- _Problem to solve_: Repeat verbatim only the lines from the one with "Clone this chart in D3.js." through the one with "var yMinor = d3.range(0, 0.0801, 0.005);", both ends kept. Pictures stay out.

══════════════════════════════

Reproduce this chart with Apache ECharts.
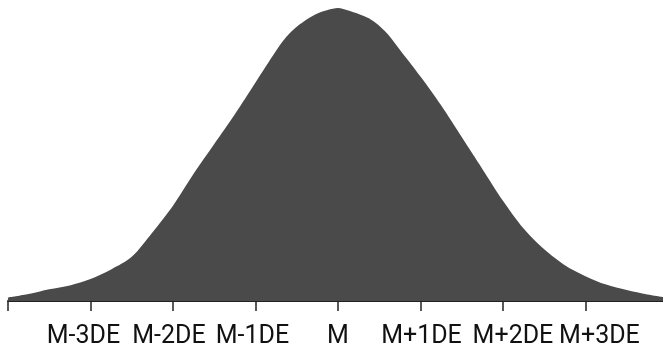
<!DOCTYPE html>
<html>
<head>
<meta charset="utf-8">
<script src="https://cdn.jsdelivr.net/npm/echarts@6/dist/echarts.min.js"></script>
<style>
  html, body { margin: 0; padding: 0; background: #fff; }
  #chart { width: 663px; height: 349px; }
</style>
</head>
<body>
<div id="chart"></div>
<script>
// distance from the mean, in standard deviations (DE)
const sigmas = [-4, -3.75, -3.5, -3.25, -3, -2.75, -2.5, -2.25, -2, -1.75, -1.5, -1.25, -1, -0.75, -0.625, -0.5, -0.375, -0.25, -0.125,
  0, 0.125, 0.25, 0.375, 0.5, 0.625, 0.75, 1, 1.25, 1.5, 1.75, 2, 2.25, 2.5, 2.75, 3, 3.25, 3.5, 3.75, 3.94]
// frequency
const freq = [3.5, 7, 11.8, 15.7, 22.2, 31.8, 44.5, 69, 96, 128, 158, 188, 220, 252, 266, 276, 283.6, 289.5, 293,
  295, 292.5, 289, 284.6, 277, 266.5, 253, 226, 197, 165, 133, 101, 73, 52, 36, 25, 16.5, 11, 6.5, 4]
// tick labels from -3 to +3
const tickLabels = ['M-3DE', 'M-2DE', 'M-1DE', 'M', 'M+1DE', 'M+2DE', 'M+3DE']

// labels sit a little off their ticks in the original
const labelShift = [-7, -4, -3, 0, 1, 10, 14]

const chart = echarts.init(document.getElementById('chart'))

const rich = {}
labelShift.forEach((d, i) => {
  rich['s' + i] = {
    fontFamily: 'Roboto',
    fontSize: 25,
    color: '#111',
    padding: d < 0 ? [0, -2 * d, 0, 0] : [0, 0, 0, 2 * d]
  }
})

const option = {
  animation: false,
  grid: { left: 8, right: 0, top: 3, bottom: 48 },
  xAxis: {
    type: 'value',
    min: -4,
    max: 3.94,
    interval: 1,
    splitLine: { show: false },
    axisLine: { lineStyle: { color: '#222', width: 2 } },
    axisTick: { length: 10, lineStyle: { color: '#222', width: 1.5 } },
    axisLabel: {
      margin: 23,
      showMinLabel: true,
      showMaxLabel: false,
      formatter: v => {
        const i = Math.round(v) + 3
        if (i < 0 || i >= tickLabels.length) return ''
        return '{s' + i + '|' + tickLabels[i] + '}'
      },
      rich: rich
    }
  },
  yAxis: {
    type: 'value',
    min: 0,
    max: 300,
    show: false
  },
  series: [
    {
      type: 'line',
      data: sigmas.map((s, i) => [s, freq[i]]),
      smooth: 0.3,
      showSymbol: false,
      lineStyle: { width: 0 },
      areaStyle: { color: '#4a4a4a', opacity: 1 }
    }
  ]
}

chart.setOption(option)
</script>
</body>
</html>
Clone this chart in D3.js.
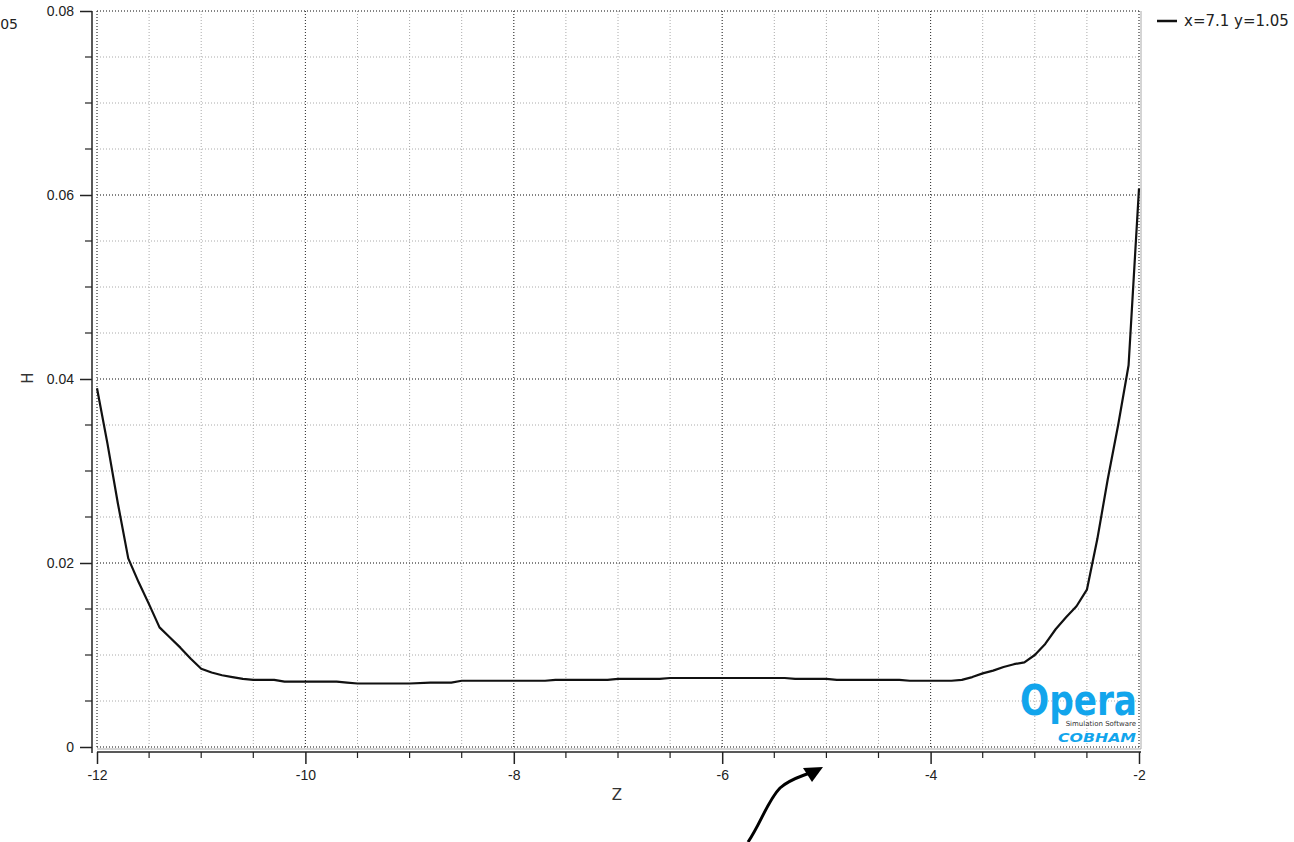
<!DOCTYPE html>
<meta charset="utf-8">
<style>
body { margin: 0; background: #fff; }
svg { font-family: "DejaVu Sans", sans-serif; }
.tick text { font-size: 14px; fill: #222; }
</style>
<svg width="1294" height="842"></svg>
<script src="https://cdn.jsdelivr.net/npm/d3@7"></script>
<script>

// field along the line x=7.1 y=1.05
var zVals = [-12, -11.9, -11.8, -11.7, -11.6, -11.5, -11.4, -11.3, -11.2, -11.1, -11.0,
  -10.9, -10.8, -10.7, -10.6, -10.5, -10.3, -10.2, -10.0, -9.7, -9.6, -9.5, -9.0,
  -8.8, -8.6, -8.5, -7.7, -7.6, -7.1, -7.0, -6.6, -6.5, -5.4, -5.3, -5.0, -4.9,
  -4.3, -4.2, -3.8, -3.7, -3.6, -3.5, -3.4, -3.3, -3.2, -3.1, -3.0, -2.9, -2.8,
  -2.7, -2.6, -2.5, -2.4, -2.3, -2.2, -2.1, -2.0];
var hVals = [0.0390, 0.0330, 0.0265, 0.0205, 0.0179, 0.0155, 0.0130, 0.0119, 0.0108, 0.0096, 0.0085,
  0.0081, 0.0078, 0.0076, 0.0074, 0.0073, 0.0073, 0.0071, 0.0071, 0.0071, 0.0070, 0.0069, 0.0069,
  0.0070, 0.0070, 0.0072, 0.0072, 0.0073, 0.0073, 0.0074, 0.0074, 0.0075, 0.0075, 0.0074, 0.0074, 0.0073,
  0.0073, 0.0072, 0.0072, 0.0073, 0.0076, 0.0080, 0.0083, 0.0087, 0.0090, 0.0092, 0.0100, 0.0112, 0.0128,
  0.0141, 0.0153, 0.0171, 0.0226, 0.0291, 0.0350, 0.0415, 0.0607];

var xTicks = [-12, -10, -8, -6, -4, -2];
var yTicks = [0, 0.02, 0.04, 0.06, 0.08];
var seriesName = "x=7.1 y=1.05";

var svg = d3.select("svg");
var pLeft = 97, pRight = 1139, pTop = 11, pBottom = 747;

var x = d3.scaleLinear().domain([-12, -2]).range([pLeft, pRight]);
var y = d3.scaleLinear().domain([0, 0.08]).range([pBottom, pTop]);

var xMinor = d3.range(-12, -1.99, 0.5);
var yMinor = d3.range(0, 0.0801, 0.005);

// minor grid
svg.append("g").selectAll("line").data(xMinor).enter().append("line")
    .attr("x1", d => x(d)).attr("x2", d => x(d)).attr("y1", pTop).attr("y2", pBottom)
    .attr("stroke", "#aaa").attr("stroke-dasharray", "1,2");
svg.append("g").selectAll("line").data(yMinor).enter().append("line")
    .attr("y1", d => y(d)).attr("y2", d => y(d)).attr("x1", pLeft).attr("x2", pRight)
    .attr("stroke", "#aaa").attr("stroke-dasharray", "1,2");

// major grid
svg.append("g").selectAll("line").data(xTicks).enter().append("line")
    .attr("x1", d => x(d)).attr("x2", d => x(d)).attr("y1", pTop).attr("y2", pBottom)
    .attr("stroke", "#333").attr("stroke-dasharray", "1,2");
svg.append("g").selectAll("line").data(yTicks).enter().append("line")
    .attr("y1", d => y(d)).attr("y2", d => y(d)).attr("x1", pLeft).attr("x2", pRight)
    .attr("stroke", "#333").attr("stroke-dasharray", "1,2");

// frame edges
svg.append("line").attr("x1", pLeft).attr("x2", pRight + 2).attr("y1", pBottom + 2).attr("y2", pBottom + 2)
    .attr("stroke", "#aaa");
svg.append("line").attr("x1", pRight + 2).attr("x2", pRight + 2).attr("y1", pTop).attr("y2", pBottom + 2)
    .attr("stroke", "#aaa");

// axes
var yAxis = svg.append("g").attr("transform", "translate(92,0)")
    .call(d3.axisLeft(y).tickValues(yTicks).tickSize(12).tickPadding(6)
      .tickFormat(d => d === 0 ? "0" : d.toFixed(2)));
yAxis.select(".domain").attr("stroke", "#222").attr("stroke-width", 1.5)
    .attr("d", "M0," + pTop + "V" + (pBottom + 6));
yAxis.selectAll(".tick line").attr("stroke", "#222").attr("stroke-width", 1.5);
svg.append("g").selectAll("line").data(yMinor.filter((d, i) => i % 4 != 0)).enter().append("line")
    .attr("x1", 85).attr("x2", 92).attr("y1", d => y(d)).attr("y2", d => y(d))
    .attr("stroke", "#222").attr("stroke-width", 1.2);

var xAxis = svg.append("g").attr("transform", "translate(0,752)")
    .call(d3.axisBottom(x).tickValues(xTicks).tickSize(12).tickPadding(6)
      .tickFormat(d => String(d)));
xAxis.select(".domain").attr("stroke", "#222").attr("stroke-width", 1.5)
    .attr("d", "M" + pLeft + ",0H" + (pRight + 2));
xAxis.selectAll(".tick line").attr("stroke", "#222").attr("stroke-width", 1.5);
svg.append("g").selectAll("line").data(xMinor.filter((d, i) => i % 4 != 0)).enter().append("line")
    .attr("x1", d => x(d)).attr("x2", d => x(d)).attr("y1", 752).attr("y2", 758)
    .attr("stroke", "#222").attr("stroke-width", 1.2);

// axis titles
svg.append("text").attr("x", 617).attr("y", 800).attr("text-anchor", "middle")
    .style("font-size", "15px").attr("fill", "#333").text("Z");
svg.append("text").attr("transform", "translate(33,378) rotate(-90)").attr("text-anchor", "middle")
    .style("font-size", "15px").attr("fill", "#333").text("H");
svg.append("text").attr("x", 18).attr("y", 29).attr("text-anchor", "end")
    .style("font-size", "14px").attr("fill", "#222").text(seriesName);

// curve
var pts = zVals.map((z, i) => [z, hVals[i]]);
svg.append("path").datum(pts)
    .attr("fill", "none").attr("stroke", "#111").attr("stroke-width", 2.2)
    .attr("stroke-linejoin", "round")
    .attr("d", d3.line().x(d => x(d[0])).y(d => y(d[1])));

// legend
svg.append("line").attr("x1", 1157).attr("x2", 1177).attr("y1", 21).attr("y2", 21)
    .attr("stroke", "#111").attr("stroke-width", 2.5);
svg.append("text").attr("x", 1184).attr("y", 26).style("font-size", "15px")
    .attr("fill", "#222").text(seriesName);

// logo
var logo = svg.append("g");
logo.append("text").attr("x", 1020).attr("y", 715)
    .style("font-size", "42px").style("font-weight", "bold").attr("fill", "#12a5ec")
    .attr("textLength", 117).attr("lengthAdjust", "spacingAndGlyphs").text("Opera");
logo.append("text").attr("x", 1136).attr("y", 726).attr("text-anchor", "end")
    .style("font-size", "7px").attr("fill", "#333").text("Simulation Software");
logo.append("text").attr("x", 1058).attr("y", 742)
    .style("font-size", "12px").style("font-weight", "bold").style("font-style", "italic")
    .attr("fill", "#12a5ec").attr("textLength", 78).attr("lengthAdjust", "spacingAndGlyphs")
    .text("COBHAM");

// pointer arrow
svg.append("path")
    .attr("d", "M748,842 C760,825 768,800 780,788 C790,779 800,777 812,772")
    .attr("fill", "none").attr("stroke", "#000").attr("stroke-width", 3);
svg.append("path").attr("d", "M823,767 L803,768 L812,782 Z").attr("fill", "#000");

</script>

══════════════════════════════

- _Solution for this problem_:
Clone this chart in D3.js.
<!DOCTYPE html>
<meta charset="utf-8">
<style>
body { margin: 0; background: #fff; }
svg { font-family: "DejaVu Sans", sans-serif; }
.tick text { font-size: 14px; fill: #222; }
</style>
<svg width="1294" height="842"></svg>
<script src="https://cdn.jsdelivr.net/npm/d3@7"></script>
<script>

// field along the line x=7.1 y=1.05
var zVals = [-12, -11.9, -11.8, -11.7, -11.6, -11.5, -11.4, -11.3, -11.2, -11.1, -11.0,
  -10.9, -10.8, -10.7, -10.6, -10.5, -10.3, -10.2, -10.0, -9.7, -9.6, -9.5, -9.0,
  -8.8, -8.6, -8.5, -7.7, -7.6, -7.1, -7.0, -6.6, -6.5, -5.4, -5.3, -5.0, -4.9,
  -4.3, -4.2, -3.8, -3.7, -3.6, -3.5, -3.4, -3.3, -3.2, -3.1, -3.0, -2.9, -2.8,
  -2.7, -2.6, -2.5, -2.4, -2.3, -2.2, -2.1, -2.0];
var hVals = [0.0390, 0.0330, 0.0265, 0.0205, 0.0179, 0.0155, 0.0130, 0.0119, 0.0108, 0.0096, 0.0085,
  0.0081, 0.0078, 0.0076, 0.0074, 0.0073, 0.0073, 0.0071, 0.0071, 0.0071, 0.0070, 0.0069, 0.0069,
  0.0070, 0.0070, 0.0072, 0.0072, 0.0073, 0.0073, 0.0074, 0.0074, 0.0075, 0.0075, 0.0074, 0.0074, 0.0073,
  0.0073, 0.0072, 0.0072, 0.0073, 0.0076, 0.0080, 0.0083, 0.0087, 0.0090, 0.0092, 0.0100, 0.0112, 0.0128,
  0.0141, 0.0153, 0.0171, 0.0226, 0.0291, 0.0350, 0.0415, 0.0607];

var xTicks = [-12, -10, -8, -6, -4, -2];
var yTicks = [0, 0.02, 0.04, 0.06, 0.08];
var seriesName = "x=7.1 y=1.05";

var svg = d3.select("svg");
var pLeft = 97, pRight = 1139, pTop = 11, pBottom = 747;

var x = d3.scaleLinear().domain([-12, -2]).range([pLeft, pRight]);
var y = d3.scaleLinear().domain([0, 0.08]).range([pBottom, pTop]);

var xMinor = d3.range(-12, -1.99, 0.5);
var yMinor = d3.range(0, 0.0801, 0.005);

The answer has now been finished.